— What is asked —
Copy out every line exactly, passing over the pictures.

-=-=-=-=-

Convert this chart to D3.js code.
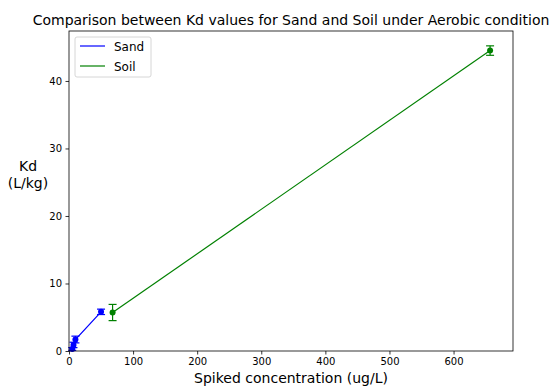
<!DOCTYPE html>
<html><head><meta charset="utf-8">
<script src="https://cdn.jsdelivr.net/npm/d3@7"></script>
<style>body{margin:0;background:#fff}text{font-family:"DejaVu Sans",sans-serif}</style>
</head><body><svg id="c" width="553" height="386"></svg>
<script>
const sandX = [5, 7, 10, 50];
const sandY = [0.3, 0.9, 1.7, 5.8];
const sandErr = [0.2, 0.4, 0.5, 0.4];
const soilX = [68, 657];
const soilY = [5.7, 44.5];
const soilErr = [1.2, 0.7];
const xTicks = [0, 100, 200, 300, 400, 500, 600];
const yTicks = [0, 10, 20, 30, 40];
const series = [
  {name: "Sand", color: "#0000ff", xs: sandX, ys: sandY, es: sandErr},
  {name: "Soil", color: "#008000", xs: soilX, ys: soilY, es: soilErr}
];
const L = 69, R = 513, T = 31, B = 351;
const svg = d3.select("#c");
const x = d3.scaleLinear().domain([0, 692.75]).range([L, R]);
const y = d3.scaleLinear().domain([0, 47.4]).range([B, T]);

const gx = svg.append("g").attr("transform", `translate(0,${B})`)
  .call(d3.axisBottom(x).tickValues(xTicks).tickSize(3.5).tickPadding(3.5));
const gy = svg.append("g").attr("transform", `translate(${L},0)`)
  .call(d3.axisLeft(y).tickValues(yTicks).tickSize(3.5).tickPadding(3.5));
[gx, gy].forEach(g => {
  g.select(".domain").remove();
  g.selectAll("text").attr("font-size", 10).attr("fill", "#000").style("font-family", "DejaVu Sans");
  g.selectAll("line").attr("stroke", "#000").attr("stroke-width", 0.8);
});

const line = d3.line();
series.forEach(s => {
  const pts = s.xs.map((v, i) => [x(v), y(s.ys[i])]);
  svg.append("path").attr("d", line(pts)).attr("fill", "none")
    .attr("stroke", s.color).attr("stroke-width", 1.2);
  s.xs.forEach((v, i) => {
    const cx = x(v), y1 = y(s.ys[i] - s.es[i]), y2 = y(s.ys[i] + s.es[i]);
    svg.append("line").attr("x1", cx).attr("x2", cx).attr("y1", y1).attr("y2", y2)
      .attr("stroke", s.color).attr("stroke-width", 1.2);
    [y1, y2].forEach(yy => svg.append("line").attr("x1", cx - 4).attr("x2", cx + 4)
      .attr("y1", yy).attr("y2", yy).attr("stroke", s.color).attr("stroke-width", 1.2));
    svg.append("circle").attr("cx", cx).attr("cy", y(s.ys[i])).attr("r", 3).attr("fill", s.color);
  });
});

svg.append("rect").attr("x", L).attr("y", T).attr("width", R - L).attr("height", B - T)
  .attr("fill", "none").attr("stroke", "#000").attr("stroke-width", 0.8);

svg.append("text").attr("x", (L + R) / 2).attr("y", 25).attr("text-anchor", "middle")
  .attr("font-size", 14).text("Comparison between Kd values for Sand and Soil under Aerobic condition");
svg.append("text").attr("x", (L + R) / 2).attr("y", 383).attr("text-anchor", "middle")
  .attr("font-size", 14).text("Spiked concentration (ug/L)");
const yl = svg.append("text").attr("text-anchor", "middle").attr("font-size", 14);
yl.append("tspan").attr("x", 28).attr("y", 171).text("Kd");
yl.append("tspan").attr("x", 28).attr("y", 188).text("(L/kg)");

const lg = svg.append("g");
lg.append("rect").attr("x", 75).attr("y", 37).attr("width", 76).attr("height", 40).attr("rx", 2)
  .attr("fill", "#fff").attr("fill-opacity", 0.8).attr("stroke", "#ccc").attr("stroke-width", 0.8);
series.forEach((s, i) => {
  const yy = 46 + i * 20;
  lg.append("line").attr("x1", 80).attr("x2", 105).attr("y1", yy).attr("y2", yy)
    .attr("stroke", s.color).attr("stroke-width", 1.2);
  lg.append("text").attr("x", 114).attr("y", yy + 4.5).attr("font-size", 12).text(s.name);
});
</script></body></html>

-=-=-=-=-

— Response —
Convert this chart to D3.js code.
<!DOCTYPE html>
<html><head><meta charset="utf-8">
<script src="https://cdn.jsdelivr.net/npm/d3@7"></script>
<style>body{margin:0;background:#fff}text{font-family:"DejaVu Sans",sans-serif}</style>
</head><body><svg id="c" width="553" height="386"></svg>
<script>
const sandX = [5, 7, 10, 50];
const sandY = [0.3, 0.9, 1.7, 5.8];
const sandErr = [0.2, 0.4, 0.5, 0.4];
const soilX = [68, 657];
const soilY = [5.7, 44.5];
const soilErr = [1.2, 0.7];
const xTicks = [0, 100, 200, 300, 400, 500, 600];
const yTicks = [0, 10, 20, 30, 40];
const series = [
  {name: "Sand", color: "#0000ff", xs: sandX, ys: sandY, es: sandErr},
  {name: "Soil", color: "#008000", xs: soilX, ys: soilY, es: soilErr}
];
const L = 69, R = 513, T = 31, B = 351;
const svg = d3.select("#c");
const x = d3.scaleLinear().domain([0, 692.75]).range([L, R]);
const y = d3.scaleLinear().domain([0, 47.4]).range([B, T]);

const gx = svg.append("g").attr("transform", `translate(0,${B})`)
  .call(d3.axisBottom(x).tickValues(xTicks).tickSize(3.5).tickPadding(3.5));
const gy = svg.append("g").attr("transform", `translate(${L},0)`)
  .call(d3.axisLeft(y).tickValues(yTicks).tickSize(3.5).tickPadding(3.5));
[gx, gy].forEach(g => {
  g.select(".domain").remove();
  g.selectAll("text").attr("font-size", 10).attr("fill", "#000").style("font-family", "DejaVu Sans");
  g.selectAll("line").attr("stroke", "#000").attr("stroke-width", 0.8);
});

const line = d3.line();
series.forEach(s => {
  const pts = s.xs.map((v, i) => [x(v), y(s.ys[i])]);
  svg.append("path").attr("d", line(pts)).attr("fill", "none")
    .attr("stroke", s.color).attr("stroke-width", 1.2);
  s.xs.forEach((v, i) => {
    const cx = x(v), y1 = y(s.ys[i] - s.es[i]), y2 = y(s.ys[i] + s.es[i]);
    svg.append("line").attr("x1", cx).attr("x2", cx).attr("y1", y1).attr("y2", y2)
      .attr("stroke", s.color).attr("stroke-width", 1.2);
    [y1, y2].forEach(yy => svg.append("line").attr("x1", cx - 4).attr("x2", cx + 4)
      .attr("y1", yy).attr("y2", yy).attr("stroke", s.color).attr("stroke-width", 1.2));
    svg.append("circle").attr("cx", cx).attr("cy", y(s.ys[i])).attr("r", 3).attr("fill", s.color);
  });
});

svg.append("rect").attr("x", L).attr("y", T).attr("width", R - L).attr("height", B - T)
  .attr("fill", "none").attr("stroke", "#000").attr("stroke-width", 0.8);

svg.append("text").attr("x", (L + R) / 2).attr("y", 25).attr("text-anchor", "middle")
  .attr("font-size", 14).text("Comparison between Kd values for Sand and Soil under Aerobic condition");
svg.append("text").attr("x", (L + R) / 2).attr("y", 383).attr("text-anchor", "middle")
  .attr("font-size", 14).text("Spiked concentration (ug/L)");
const yl = svg.append("text").attr("text-anchor", "middle").attr("font-size", 14);
yl.append("tspan").attr("x", 28).attr("y", 171).text("Kd");
yl.append("tspan").attr("x", 28).attr("y", 188).text("(L/kg)");

const lg = svg.append("g");
lg.append("rect").attr("x", 75).attr("y", 37).attr("width", 76).attr("height", 40).attr("rx", 2)
  .attr("fill", "#fff").attr("fill-opacity", 0.8).attr("stroke", "#ccc").attr("stroke-width", 0.8);
series.forEach((s, i) => {
  const yy = 46 + i * 20;
  lg.append("line").attr("x1", 80).attr("x2", 105).attr("y1", yy).attr("y2", yy)
    .attr("stroke", s.color).attr("stroke-width", 1.2);
  lg.append("text").attr("x", 114).attr("y", yy + 4.5).attr("font-size", 12).text(s.name);
});
</script></body></html>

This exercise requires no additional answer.